Title: Secrets of State; Author: Matthew Palmer; Publisher: G.P. Putnams Sons/Penguin Random House; Pages: 448; Price: Rs 399
India, losing its patience over continuing acts of hostility emanating from its neighbour, and Pakistan, where jihadi elements are gaining primacy, seem to be drifting towards war and an audacious terror operation seems to make it a certainty. But is it just the inimical forces responsible for what is happening or is someone else manipulating them? And can anyone stop the looming catastrophe?
In a story that seemed ripped from today’s headlines, American diplomat-cum-thriller writer Mathew Palmer, in his second book, presents a taut, pulsating account of how wars can start — or be primed to start by vested interests far away. Then in South Asia, there are always many kinds of non-state actors who get involved too.
But, on the other hand, there are also those who try their hardest to prevent lies from winning and leading to widespread bloodshed.
In this case, it is Sam Trainor, an outspoken and sidelined State Department employee, who is now working for a strategic consulting firm, and suddenly finds there is something untoward going on as far as the tense South Asian situation is concerned.
In a surreptitious affair with a beautiful Indian diplomat posed in Washington, Trainor’s suspicions are raised when her name figures in an intelligence report — of a time when she was keeping a tryst with him.

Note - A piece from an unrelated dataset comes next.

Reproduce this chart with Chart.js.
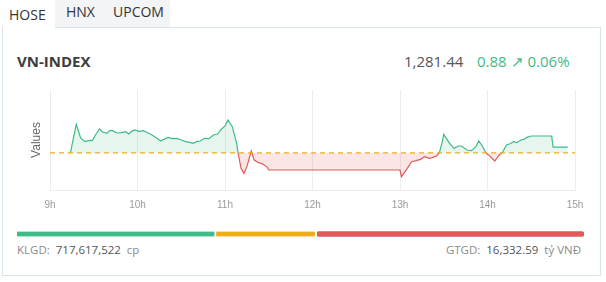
<!DOCTYPE html>
<html>
<head>
<meta charset="utf-8">
<script src="https://cdn.jsdelivr.net/npm/chart.js@4/dist/chart.umd.min.js"></script>
<style>
  body { margin: 0; width: 606px; height: 282px; background: #fff; position: relative; overflow: hidden; font-family: 'Open Sans', sans-serif; }
  .abs { position: absolute; white-space: nowrap; }
  .tabs-bg { left: 55px; top: 0; width: 115px; height: 27px; background: #f3f4f5; }
  .card { left: 2px; top: 27px; width: 599px; height: 249px; border: 1px solid #d5e5ea; box-sizing: border-box; }
  .tab-on { left: 3px; top: 0; width: 52px; height: 29px; background: #fff; }
  .tab { font-size: 14px; color: #333; }
  .title { left: 17px; top: 51px; font-size: 15px; font-weight: bold; color: #3d3d3d; }
  .price { left: 404px; top: 51px; font-size: 15px; color: #555; }
  .change { left: 477px; top: 51px; font-size: 15px; color: #3dbb87; }
  .foot { top: 242px; font-size: 11.5px; color: #8a8a8a; }
  .foot b { font-weight: normal; color: #555; }
</style>
</head>
<body>
<div class="abs tabs-bg"></div>
<div class="abs card"></div>
<div class="abs tab-on"></div>
<div class="abs tab" style="left:9px;top:5px;">HOSE</div>
<div class="abs tab" style="left:66px;top:2px;">HNX</div>
<div class="abs tab" style="left:113px;top:2px;">UPCOM</div>
<div class="abs title">VN-INDEX</div>
<div class="abs price">1,281.44</div>
<div class="abs change">0.88 &#8599; 0.06%</div>
<div class="abs" style="left:0;top:80px;"><canvas id="lineChart" width="606" height="140"></canvas></div>
<div class="abs" style="left:17px;top:228px;"><canvas id="breadthChart" width="567" height="12"></canvas></div>
<div class="abs foot" style="left:17px;">KLGD:&nbsp; <b>717,617,522</b>&nbsp; cp</div>
<div class="abs foot" style="right:25px;">GTGD:&nbsp; <b>16,332.59</b>&nbsp; tỷ VNĐ</div>

<script>
var refValue = 1280.56;

var times = ["9:00", "9:14", "9:18", "9:21", "9:24", "9:27", "9:29", "9:32", "9:34", "9:36",
    "9:39", "9:41", "9:43", "9:46", "9:49", "9:52", "9:54", "9:56", "9:58", "10:01",
    "10:04", "10:07", "10:10", "10:13", "10:16", "10:18", "10:21", "10:24", "10:27", "10:30",
    "10:33", "10:36", "10:38", "10:41", "10:43", "10:46", "10:49", "10:52", "10:55", "10:57",
    "11:00", "11:02", "11:05", "11:08", "11:09", "11:11", "11:13", "11:15", "11:18", "11:20",
    "11:23", "11:26", "11:29", "11:30", "13:00", "13:01", "13:05", "13:08", "13:11", "13:14",
    "13:17", "13:20", "13:22", "13:25", "13:27", "13:29", "13:30", "13:34", "13:37", "13:40",
    "13:42", "13:46", "13:49", "13:52", "13:54", "13:56", "13:59", "14:02", "14:05", "14:08",
    "14:10", "14:13", "14:15", "14:18", "14:20", "14:23", "14:25", "14:27", "14:30", "14:44",
    "14:45", "14:55"];

var indexValues = [1280.56, 1280.56, 1284.86, 1282.8, 1282.25, 1282.45, 1282.4, 1283.55, 1284.15, 1283.7,
    1283.5, 1283.95, 1283.9, 1283.55, 1283.6, 1283.75, 1283.4, 1283.8, 1284.0, 1283.8,
    1283.9, 1283.6, 1283.25, 1282.8, 1282.35, 1282.6, 1282.9, 1282.7, 1282.75, 1282.5,
    1282.25, 1282.15, 1282.0, 1282.3, 1282.35, 1282.75, 1282.7, 1283.25, 1283.4, 1284.0,
    1284.6, 1285.5, 1284.5, 1282.0, 1280.56, 1278.25, 1277.5, 1278.5, 1280.85, 1279.5,
    1279.1, 1278.9, 1278.4, 1278.0, 1278.0, 1277.0, 1278.25, 1279.25, 1279.4, 1279.6,
    1280.0, 1279.75, 1279.85, 1280.1, 1280.56, 1282.25, 1283.35, 1282.0, 1281.25, 1281.6,
    1281.6, 1281.0, 1280.9, 1281.5, 1282.35, 1281.75, 1280.56, 1280.0, 1279.35, 1280.25,
    1280.56, 1281.75, 1281.9, 1282.25, 1282.1, 1282.5, 1282.6, 1282.9, 1283.1, 1283.1,
    1281.44, 1281.44];

var hourLabels = ["9h", "10h", "11h", "12h", "13h", "14h", "15h"];

var breadthLabels = ["Tăng", "Đứng giá", "Giảm"];
var breadthValues = [198, 100, 266];

var GREEN = "#3dbb87", RED = "#e05a5a", AMBER = "#f0ad1a";

function toHours(t) {
    var p = t.split(":");
    return parseInt(p[0], 10) + parseInt(p[1], 10) / 60;
}

var points = [];
for (var i = 0; i < times.length; ++i) {
    points.push({ x: toHours(times[i]), y: indexValues[i] });
}
var refPoints = [{ x: 9, y: refValue }, { x: 15, y: refValue }];

function segColor(ctx) {
    var a = ctx.p0.parsed.y, b = ctx.p1.parsed.y;
    if (a === refValue && b === refValue) return "rgba(0,0,0,0)";
    if (a >= refValue && b >= refValue) return GREEN;
    return RED;
}

new Chart(document.getElementById("lineChart"), {
    type: "line",
    data: {
        datasets: [
            {
                label: "VN-INDEX",
                data: points,
                borderWidth: 1.2,
                pointRadius: 0,
                tension: 0,
                segment: { borderColor: segColor },
                borderColor: GREEN,
                fill: { target: { value: refValue }, above: "rgba(61,187,135,0.13)", below: "rgba(230,80,80,0.15)" },
                order: 2
            },
            {
                label: "Tham chiếu",
                data: refPoints,
                borderColor: AMBER,
                borderWidth: 1.2,
                borderDash: [5, 4],
                pointRadius: 0,
                fill: false,
                order: 1
            }
        ]
    },
    options: {
        responsive: false,
        animation: false,
        devicePixelRatio: 1,
        layout: { padding: { left: 0, right: 31, top: 10, bottom: 0 } },
        plugins: { legend: { display: false }, tooltip: { enabled: false } },
        scales: {
            x: {
                type: "linear",
                min: 9,
                max: 15,
                afterFit: function (s) { s.height = 30; },
                grid: { color: "#ededed", drawTicks: false },
                border: { color: "#ededed" },
                ticks: {
                    stepSize: 1,
                    padding: 9,
                    color: "#9a9a9a",
                    font: { size: 10 },
                    callback: function (v) { return hourLabels[v - 9]; }
                }
            },
            y: {
                min: 1275,
                max: 1290,
                afterFit: function (s) { s.width = 50; },
                grid: { display: false },
                border: { display: false },
                ticks: { display: false },
                title: { display: true, text: "Values", color: "#666", font: { size: 12 }, padding: { top: 29, bottom: 0 } }
            }
        }
    }
});

var breadthColors = [GREEN, AMBER, RED];
var breadthSets = [];
for (var j = 0; j < breadthValues.length; ++j) {
    breadthSets.push({
        label: breadthLabels[j],
        data: [breadthValues[j]],
        backgroundColor: breadthColors[j],
        borderColor: "#fff",
        borderWidth: j < breadthValues.length - 1 ? { right: 2 } : 0,
        borderSkipped: false,
        borderRadius: 3,
        barThickness: 5
    });
}

new Chart(document.getElementById("breadthChart"), {
    type: "bar",
    data: { labels: [""], datasets: breadthSets },
    options: {
        indexAxis: "y",
        responsive: false,
        animation: false,
        devicePixelRatio: 1,
        layout: { padding: 0 },
        plugins: { legend: { display: false }, tooltip: { enabled: false } },
        scales: {
            x: { stacked: true, display: false, min: 0, max: breadthValues[0] + breadthValues[1] + breadthValues[2] },
            y: { stacked: true, display: false }
        }
    }
});
</script>
</body>
</html>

Some further investigations leads him to discover attempts to further instigate the tensions in South Asia, with cooked-up intelligence having an incendiary effect as parts relating to the other country are shared with the Indians and Pakistanis.
Meanwhile, a new Pakistan-based terror group called “Hath-e-Mohammad” is planning an unprecedented and massive attack in India, with a new US-returned, and highly-trained, recruit its most enthusiastic.

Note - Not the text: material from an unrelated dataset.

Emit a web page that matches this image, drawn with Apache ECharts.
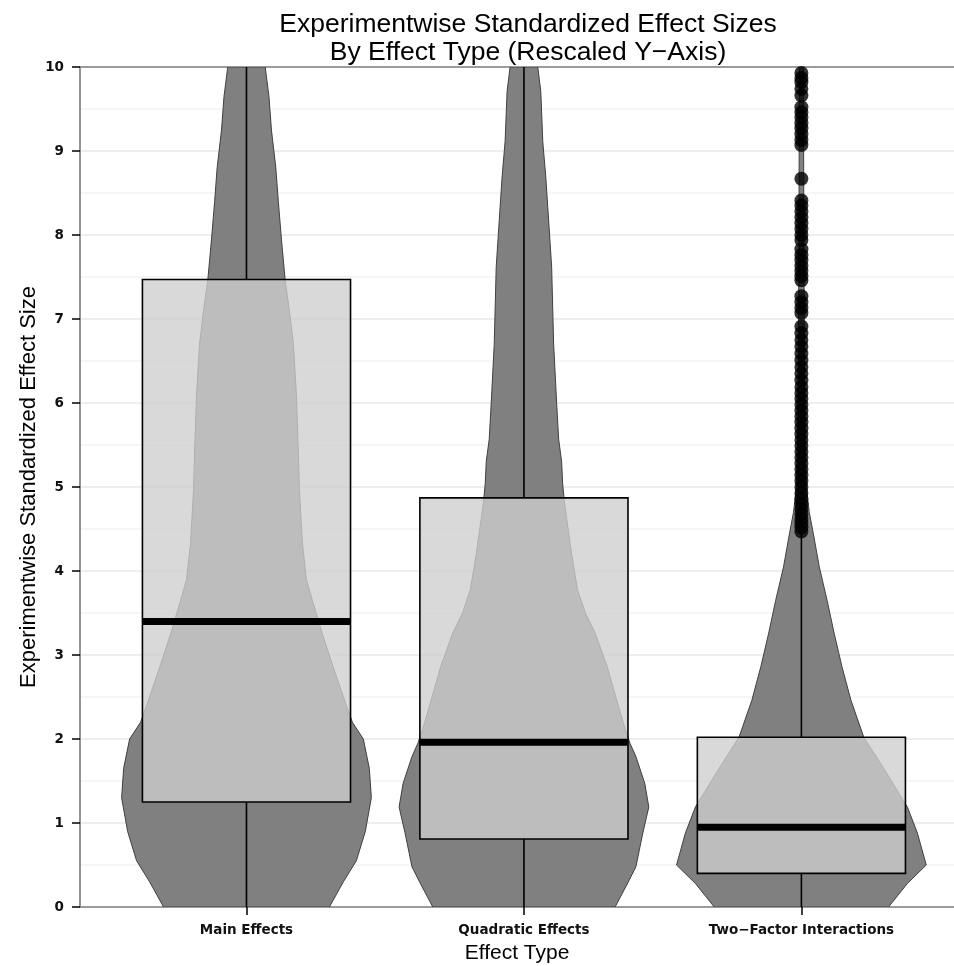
<!DOCTYPE html>
<html>
<head>
<meta charset="utf-8">
<script src="https://cdn.jsdelivr.net/npm/echarts@6/dist/echarts.min.js"></script>
<style>
html,body{margin:0;padding:0;background:#ffffff;}
#chart{width:954px;height:966px;}
</style>
</head>
<body>
<div id="chart"></div>
<script>
// ---------- data ----------
const categories = ['Main Effects', 'Quadratic Effects', 'Two\u2212Factor Interactions'];
const categoryPos = [1, 2, 3];

// box-plot statistics
const boxMin    = [0.00, 0.00, 0.00];
const boxQ1     = [1.25, 0.81, 0.40];
const boxMedian = [3.40, 1.96, 0.95];
const boxQ3     = [7.47, 4.87, 2.02];
const boxMax    = [16.8, 10.96, 4.45];

// violin profiles: effect-size value and relative width (1 = widest)
const violinMainY = [0, 0.3, 0.55, 0.9, 1.3, 1.65, 2.0, 2.2, 2.4, 2.85, 3.25, 3.65, 3.9, 4.33, 4.97, 5.4, 6.1, 6.7, 7.1, 7.46, 7.95, 8.4, 8.8, 9.25, 9.65, 10];
const violinMainW = [0.664, 0.776, 0.88, 0.952, 1.0, 0.984, 0.936, 0.848, 0.80, 0.696, 0.608, 0.528, 0.48, 0.448, 0.424, 0.416, 0.40, 0.376, 0.344, 0.31, 0.28, 0.255, 0.235, 0.20, 0.18, 0.15];

const violinQuadY = [0, 0.29, 0.48, 0.88, 1.19, 1.47, 1.79, 1.95, 2.2, 2.86, 3.26, 3.5, 3.78, 4.21, 4.81, 5.04, 5.3, 5.57, 6.0, 6.7, 7.62, 8.17, 8.69, 9.11, 9.71, 10];
const violinQuadW = [0.730, 0.833, 0.897, 0.952, 1.0, 0.968, 0.897, 0.849, 0.794, 0.667, 0.571, 0.492, 0.429, 0.381, 0.325, 0.310, 0.302, 0.278, 0.262, 0.238, 0.222, 0.198, 0.175, 0.151, 0.135, 0.111];

const violinTwoY = [0, 0.28, 0.5, 0.88, 1.19, 1.67, 2.02, 2.46, 2.86, 3.26, 3.65, 4.05, 4.45, 4.7, 5.0, 5.5, 6.5, 8.0, 10];
const violinTwoW = [0.698, 0.849, 1.0, 0.929, 0.849, 0.651, 0.5, 0.397, 0.325, 0.262, 0.206, 0.143, 0.095, 0.063, 0.040, 0.028, 0.024, 0.020, 0.016];

// outliers of the Two-Factor Interactions group
const outlierTwoFactor = [
  4.47, 4.52, 4.57, 4.62, 4.68, 4.74, 4.80, 4.86, 4.93, 5.00, 5.07, 5.14, 5.21, 5.28, 5.35,
  5.42, 5.49, 5.56, 5.63, 5.70, 5.77, 5.84, 5.91, 5.98, 6.05, 6.12, 6.19, 6.27, 6.35, 6.43,
  6.51, 6.59, 6.67, 6.75, 6.83, 6.91,
  7.07, 7.13, 7.20, 7.27,
  7.46, 7.51, 7.57, 7.63, 7.70, 7.76, 7.83,
  7.94, 8.00, 8.07, 8.14, 8.21, 8.28, 8.35, 8.41,
  8.67,
  9.07, 9.13, 9.20, 9.27, 9.33, 9.40, 9.46, 9.52,
  9.66, 9.74, 9.82, 9.87, 9.93
];

const yTickValues = [0, 1, 2, 3, 4, 5, 6, 7, 8, 9, 10];

// ---------- chart ----------
const violinY = [violinMainY, violinQuadY, violinTwoY];
const violinW = [violinMainW, violinQuadW, violinTwoW];
const VIOLIN_HALF = 0.45;
const BOX_HALF = 0.375;
const X_MIN = 0.4, X_MAX = 3.55;

const chart = echarts.init(document.getElementById('chart'), null, {renderer: 'canvas'});

const option = {
  backgroundColor: '#ffffff',
  animation: false,
  title: {
    text: 'Experimentwise Standardized Effect Sizes\nBy Effect Type (Rescaled Y\u2212Axis)',
    left: 523,
    top: 6,
    textAlign: 'center',
    textStyle: {
      fontFamily: 'Liberation Sans',
      fontSize: 26.5,
      fontWeight: 'normal',
      lineHeight: 28,
      color: '#000'
    }
  },
  grid: {
    left: 80, right: 0, top: 67, bottom: 59,
    show: false,
    outerBoundsMode: 'none',
    containLabel: false
  },
  xAxis: [
    {
      type: 'value',
      position: 'bottom',
      min: X_MIN,
      max: X_MAX,
      name: 'Effect Type',
      nameLocation: 'middle',
      nameGap: 36,
      nameMoveOverlap: false,
      nameTextStyle: {fontFamily: 'Liberation Sans', fontSize: 21, color: '#000', verticalAlign: 'top'},
      axisLine: {show: true, lineStyle: {color: '#808080', width: 1.5}},
      axisTick: {show: true, customValues: categoryPos, length: 8, lineStyle: {color: '#000', width: 1.5}},
      axisLabel: {
        customValues: categoryPos,
        formatter: v => categories[Math.round(v) - 1],
        fontFamily: 'DejaVu Sans', fontWeight: 'bold', fontSize: 13.5, color: '#111', margin: 16
      },
      splitLine: {show: false}
    },
    {
      type: 'value',
      position: 'top',
      min: X_MIN,
      max: X_MAX,
      axisLine: {show: true, lineStyle: {color: '#808080', width: 1.5}},
      axisTick: {show: false},
      axisLabel: {show: false},
      splitLine: {show: false}
    }
  ],
  yAxis: {
    type: 'value',
    min: 0,
    max: 10,
    interval: 1,
    name: 'Experimentwise Standardized Effect Size',
    nameLocation: 'middle',
    nameGap: 40,
    nameMoveOverlap: false,
    nameTextStyle: {fontFamily: 'Liberation Sans', fontSize: 22, color: '#000'},
    axisLine: {show: true, lineStyle: {color: '#707070', width: 1.5}},
    axisTick: {show: true, length: 8, lineStyle: {color: '#000', width: 1.5}},
    axisLabel: {
      formatter: v => (yTickValues.indexOf(v) >= 0 ? String(v) : ''),
      fontFamily: 'DejaVu Sans', fontWeight: 'bold', fontSize: 13.5, color: '#111', margin: 16
    },
    splitLine: {show: true, lineStyle: {color: '#e8e8e8', width: 1.5}},
    minorTick: {show: false, splitNumber: 2},
    minorSplitLine: {show: true, lineStyle: {color: '#f4f4f4', width: 1.5}}
  },
  series: [
    {
      type: 'custom',
      name: 'violin',
      xAxisIndex: 0,
      clip: true,
      z: 2,
      data: categoryPos.map(p => [p]),
      renderItem: function (params, api) {
        const i = params.dataIndex;
        const cx = api.value(0);
        const ys = violinY[i], ws = violinW[i];
        const pts = [];
        for (let k = 0; k < ys.length; k++) pts.push(api.coord([cx - ws[k] * VIOLIN_HALF, ys[k]]));
        for (let k = ys.length - 1; k >= 0; k--) pts.push(api.coord([cx + ws[k] * VIOLIN_HALF, ys[k]]));
        return {
          type: 'polygon',
          shape: {points: pts},
          style: {fill: '#808080', stroke: '#404040', lineWidth: 1}
        };
      }
    },
    {
      type: 'custom',
      name: 'box',
      xAxisIndex: 0,
      clip: true,
      z: 3,
      data: categoryPos.map((p, i) => [p, boxMin[i], boxQ1[i], boxMedian[i], boxQ3[i], boxMax[i]]),
      renderItem: function (params, api) {
        const cx = api.value(0);
        const mn = api.value(1), q1 = api.value(2), md = api.value(3), q3 = api.value(4), mx = api.value(5);
        const pMin = api.coord([cx, mn]);
        const pQ1 = api.coord([cx, q1]);
        const pQ3 = api.coord([cx, q3]);
        const pMax = api.coord([cx, mx]);
        const l = api.coord([cx - BOX_HALF, q3]);
        const r = api.coord([cx + BOX_HALF, q1]);
        const ml = api.coord([cx - BOX_HALF, md]);
        const mr = api.coord([cx + BOX_HALF, md]);
        return {
          type: 'group',
          children: [
            {type: 'line', shape: {x1: pQ3[0], y1: pQ3[1], x2: pMax[0], y2: pMax[1]}, style: {stroke: '#000', lineWidth: 1.6}},
            {type: 'line', shape: {x1: pMin[0], y1: pMin[1], x2: pQ1[0], y2: pQ1[1]}, style: {stroke: '#000', lineWidth: 1.6}},
            {type: 'rect', shape: {x: l[0], y: l[1], width: r[0] - l[0], height: r[1] - l[1]},
             style: {fill: 'rgba(206,206,206,0.78)', stroke: '#000', lineWidth: 1.6}},
            {type: 'line', shape: {x1: ml[0], y1: ml[1], x2: mr[0], y2: mr[1]}, style: {stroke: '#000', lineWidth: 7, lineCap: 'butt'}}
          ]
        };
      }
    },
    {
      type: 'scatter',
      name: 'outliers',
      xAxisIndex: 0,
      clip: true,
      z: 4,
      symbol: 'circle',
      symbolSize: 14,
      itemStyle: {color: '#000'},
      data: outlierTwoFactor.map(v => [categoryPos[2], v])
    }
  ]
};

chart.setOption(option);
</script>
</body>
</html>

But as Trainor seeks to dig further, taking severe risks, his efforts attract notice of a shadowy, but ruthless, cabal in the US. His State Department protege is murdered, and so is a CIA employee, and an attempt made on Trainor’s own life.
Then his half-Indian daughter who lives and works in Mumbai is kidnapped and he is warned to desist if he wants her to stay alive.

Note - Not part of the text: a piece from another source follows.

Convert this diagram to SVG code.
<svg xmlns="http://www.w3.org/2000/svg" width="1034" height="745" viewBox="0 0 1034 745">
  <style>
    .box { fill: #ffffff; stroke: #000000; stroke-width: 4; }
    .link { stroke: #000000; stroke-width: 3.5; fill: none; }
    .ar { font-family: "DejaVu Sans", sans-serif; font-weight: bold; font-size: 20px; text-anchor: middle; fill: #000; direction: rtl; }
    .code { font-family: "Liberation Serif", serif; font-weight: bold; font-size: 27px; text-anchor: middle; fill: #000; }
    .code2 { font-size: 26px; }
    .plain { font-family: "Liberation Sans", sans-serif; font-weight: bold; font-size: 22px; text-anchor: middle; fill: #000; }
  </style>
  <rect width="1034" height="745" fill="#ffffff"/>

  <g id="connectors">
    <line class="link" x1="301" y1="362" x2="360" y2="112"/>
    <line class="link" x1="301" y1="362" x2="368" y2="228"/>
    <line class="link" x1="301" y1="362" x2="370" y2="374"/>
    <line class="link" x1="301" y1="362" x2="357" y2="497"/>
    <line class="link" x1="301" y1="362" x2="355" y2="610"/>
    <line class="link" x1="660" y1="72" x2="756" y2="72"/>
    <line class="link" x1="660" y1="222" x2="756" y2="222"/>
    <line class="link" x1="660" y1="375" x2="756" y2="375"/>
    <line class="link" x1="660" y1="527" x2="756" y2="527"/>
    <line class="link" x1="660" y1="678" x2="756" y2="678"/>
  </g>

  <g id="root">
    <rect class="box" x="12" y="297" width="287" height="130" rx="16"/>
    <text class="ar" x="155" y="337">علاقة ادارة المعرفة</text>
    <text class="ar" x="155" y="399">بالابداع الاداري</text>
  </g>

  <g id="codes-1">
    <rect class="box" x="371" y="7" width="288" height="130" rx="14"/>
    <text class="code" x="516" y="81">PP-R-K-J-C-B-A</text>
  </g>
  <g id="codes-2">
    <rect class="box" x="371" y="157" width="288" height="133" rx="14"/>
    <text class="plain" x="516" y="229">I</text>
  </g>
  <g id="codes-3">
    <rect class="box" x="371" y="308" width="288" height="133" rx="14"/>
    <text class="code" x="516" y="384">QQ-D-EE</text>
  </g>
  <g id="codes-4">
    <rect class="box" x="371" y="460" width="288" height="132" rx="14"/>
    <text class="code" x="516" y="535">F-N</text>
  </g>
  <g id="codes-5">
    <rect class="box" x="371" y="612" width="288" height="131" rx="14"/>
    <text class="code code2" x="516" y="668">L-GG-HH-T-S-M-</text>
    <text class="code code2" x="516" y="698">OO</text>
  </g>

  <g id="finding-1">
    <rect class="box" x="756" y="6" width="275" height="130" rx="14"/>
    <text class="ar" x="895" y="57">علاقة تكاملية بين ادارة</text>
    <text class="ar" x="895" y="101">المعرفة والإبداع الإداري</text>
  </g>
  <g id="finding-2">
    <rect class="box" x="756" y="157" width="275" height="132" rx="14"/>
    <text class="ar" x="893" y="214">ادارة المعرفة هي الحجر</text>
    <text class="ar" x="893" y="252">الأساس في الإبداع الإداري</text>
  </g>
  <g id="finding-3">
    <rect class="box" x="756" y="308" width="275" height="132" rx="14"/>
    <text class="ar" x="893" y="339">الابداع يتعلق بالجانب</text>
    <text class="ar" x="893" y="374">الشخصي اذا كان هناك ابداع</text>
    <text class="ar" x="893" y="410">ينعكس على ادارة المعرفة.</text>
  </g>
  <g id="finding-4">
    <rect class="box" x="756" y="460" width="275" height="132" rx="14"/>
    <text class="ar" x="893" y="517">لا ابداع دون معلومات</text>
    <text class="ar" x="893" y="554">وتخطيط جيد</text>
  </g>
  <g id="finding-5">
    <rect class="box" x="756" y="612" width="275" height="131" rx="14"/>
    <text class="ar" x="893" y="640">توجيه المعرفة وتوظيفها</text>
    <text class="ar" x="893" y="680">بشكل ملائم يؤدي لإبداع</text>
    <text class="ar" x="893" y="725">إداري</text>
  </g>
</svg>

And as the clock ticks toward the unforgiving deadline, will Trainor, who finally discerns the contours of the immoral, unconscionable plan in the works, but without many friends or much funds and powerful adversaries ranged against him, be able to reach Mumbai — to save his daughter, let alone foil the terror outrage intended to take place during the Prime Minister’s visit?
But even if he gets to the crisis spot, is everyone with him or against him?
Right from a powerful beginning, which sets the scene, Palmer, in the US Foreign Service for 25 years now and is currently Director for multilateral affairs in the State Department’s Bureau of Asian and Pacific Affairs, uses his experience to good result in depicting the US diplomatic and strategic affairs community, as well as unsentimental and cold considerations that drive international relations and tradecraft diplomats can resort to.
His account of India, especially the subplot of Trainor’s daughter seeking to prevent a part of Dharavi being demolished by rapacious builders; her encounters with an obdurate bureaucracy, were well
done. So are the sights and sounds of India, though the emphasis on caste seems a little jarring after some time.
Also presented as plausibly is the terrorist gang, with its different types and the cold, calculating and number-crunching chief.
But where Palmer — who seems to have a penchant for maverick diplomats as heroes and his own experiences of Asia, Africa and the Balkans in his novels — strikes a weak note is in the use of a secretive, old cabal as hidden villains, though conspiracy theorists will love it (their involvement in matters such as the Lincoln and Kennedy assassinations, the Pearl Harbor attack and so on, are relayed through infrequent digressions throughout the narrative).
And it emerges there is another clique too.
It is this plot device, usually seen in Sidney Sheldon thrillers, that weakens a bit this otherwise relentless thriller, with a resonance to today’s world and a chilling end.